Graham Sleight, another science fiction scholar, writes that Rogue Moon takes the themes of Who? — "identity, ethics, memory, scientific obsession — and intensifies its gaze on them. But it also has a new concern, death. Like its predecessor, it uses an almost arbitrary science-fictional device to examine an existential question, in a way that a mimetic novel never could." Then Hawks hires Barker: "It appears, though it's scarcely the point of Rogue Moon, that there's a complex permitted route through the artefact, and that any deviation from it will be fatal. Therefore, ultimate success for Barker will be to emerge on the other side of the artefact."

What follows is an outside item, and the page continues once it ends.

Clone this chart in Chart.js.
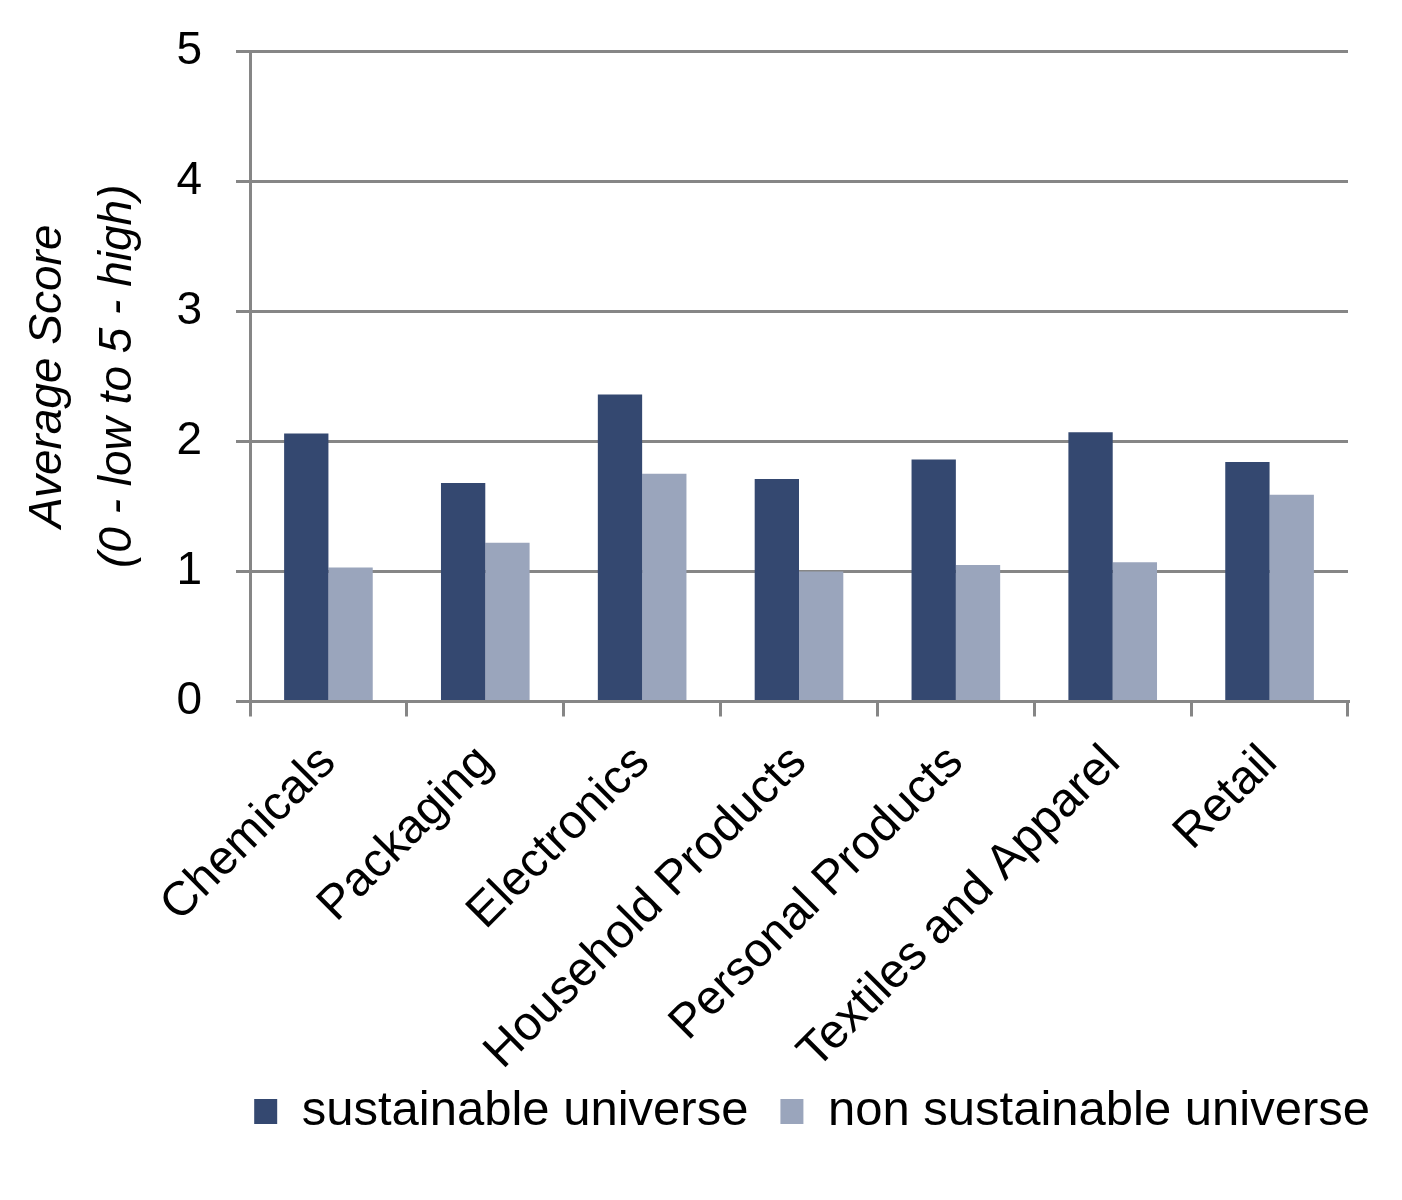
<!DOCTYPE html>
<html>
<head>
<meta charset="utf-8">
<script src="https://cdn.jsdelivr.net/npm/chart.js@4.4.1/dist/chart.umd.min.js"></script>
<style>
  html, body { margin: 0; padding: 0; background: #ffffff; }
  #wrap { position: relative; width: 1402px; height: 1200px; }
</style>
</head>
<body>
<div id="wrap"><canvas id="c"></canvas></div>
<script>
const categories = ["Chemicals", "Packaging", "Electronics", "Household Products", "Personal Products", "Textiles and Apparel", "Retail"];
const sustainable = [2.06, 1.68, 2.36, 1.71, 1.86, 2.07, 1.84];
const nonSustainable = [1.03, 1.22, 1.75, 1.00, 1.05, 1.07, 1.59];
const seriesNames = ["sustainable universe", "non sustainable universe"];
const yTitle = ["Average Score", "(0 - low to 5 - high)"];
const yTicks = [0, 1, 2, 3, 4, 5];

const FONT = '"Liberation Sans", Arial, Helvetica, sans-serif';
const GRID = '#868686';

new Chart(document.getElementById('c'), {
  type: 'bar',
  data: {
    labels: categories,
    datasets: [
      { label: seriesNames[0], data: sustainable, backgroundColor: '#344870', borderWidth: 0 },
      { label: seriesNames[1], data: nonSustainable, backgroundColor: '#9AA5BC', borderWidth: 0 }
    ]
  },
  options: {
    responsive: true,
    maintainAspectRatio: false,
    animation: false,
    devicePixelRatio: 1,
    layout: { padding: { left: 0, right: 0, top: 51, bottom: 54 } },
    datasets: { bar: { categoryPercentage: 0.565, barPercentage: 1.0 } },
    plugins: {
      tooltip: { enabled: false },
      legend: {
        position: 'bottom',
        align: 'end',
        labels: {
          boxWidth: 23,
          boxHeight: 25,
          padding: 32,
          color: '#000',
          font: { family: FONT, size: 49 }
        }
      }
    },
    scales: {
      x: {
        grid: { display: true, drawOnChartArea: false, drawTicks: true, tickLength: 15, color: GRID, lineWidth: 3, offset: true },
        border: { display: true, color: GRID, width: 3 },
        ticks: {
          color: '#000',
          font: { family: FONT, size: 48 },
          minRotation: 45,
          maxRotation: 45,
          autoSkip: false,
          padding: 18
        },
        afterFit: (s) => {
          s.height = 353.5;
          // let the long rotated labels run below the axis box without being clipped
          s._computeLabelArea = () => null;
        }
      },
      y: {
        min: 0,
        max: 5,
        afterBuildTicks: (s) => { s.ticks = yTicks.map(v => ({ value: v })); },
        grid: { color: GRID, lineWidth: 3, tickLength: 14, drawTicks: true },
        border: { display: true, color: GRID, width: 3 },
        ticks: {
          color: '#000',
          font: { family: FONT, size: 46 },
          padding: 34
        },
        title: {
          display: true,
          text: yTitle,
          color: '#000',
          font: { family: FONT, size: 46, style: 'italic', lineHeight: 1.52 },
          padding: { top: 13, bottom: 0 }
        },
        afterFit: (s) => { s.width = 250; s.paddingTop = 0; s.paddingBottom = 0; }
      },
      yRight: {
        type: 'linear',
        position: 'right',
        display: true,
        grid: { display: false, drawTicks: false },
        border: { display: false },
        ticks: { display: false },
        afterFit: (s) => { s.width = 54; s.paddingTop = 0; s.paddingBottom = 0; }
      }
    }
  }
});
</script>
</body>
</html>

Jeff King wrote, "Rogue Moon was written relatively early in Budrys's career, yet his style is fully evident. He employs an almost minimalist approach that calls for careful word selection to paint vivid pictures while studiously avoiding flowery, overlong sentences. Like others of his well-known works, this is a short novel, seemingly Budrys's preferred length."

Carl Sagan in 1978 listed Rogue Moon as among the "rare few science‐fiction novels [that] combine a standard science‐fiction theme with a deep human sensitivity".

At the SF Site, reviewer John DeNardo gave the book 3 out of 5 stars, saying, "The artifact was an intriguing puzzle; the story kept interest levels up. ... The premise is an intriguing one." DeNardo adds that "the ability to duplicate people on the Moon" provides "a nice healthy dose of wow factor." But he grew bored with the characters ("too much of the book centers on the characters of Hawks, Barker, Claire (Barker's lover), and Vincent Connington (the personnel director). While their stories are somewhat interesting, I really wanted to see more of the BDO," and he recommends to readers "the novella on which it was based."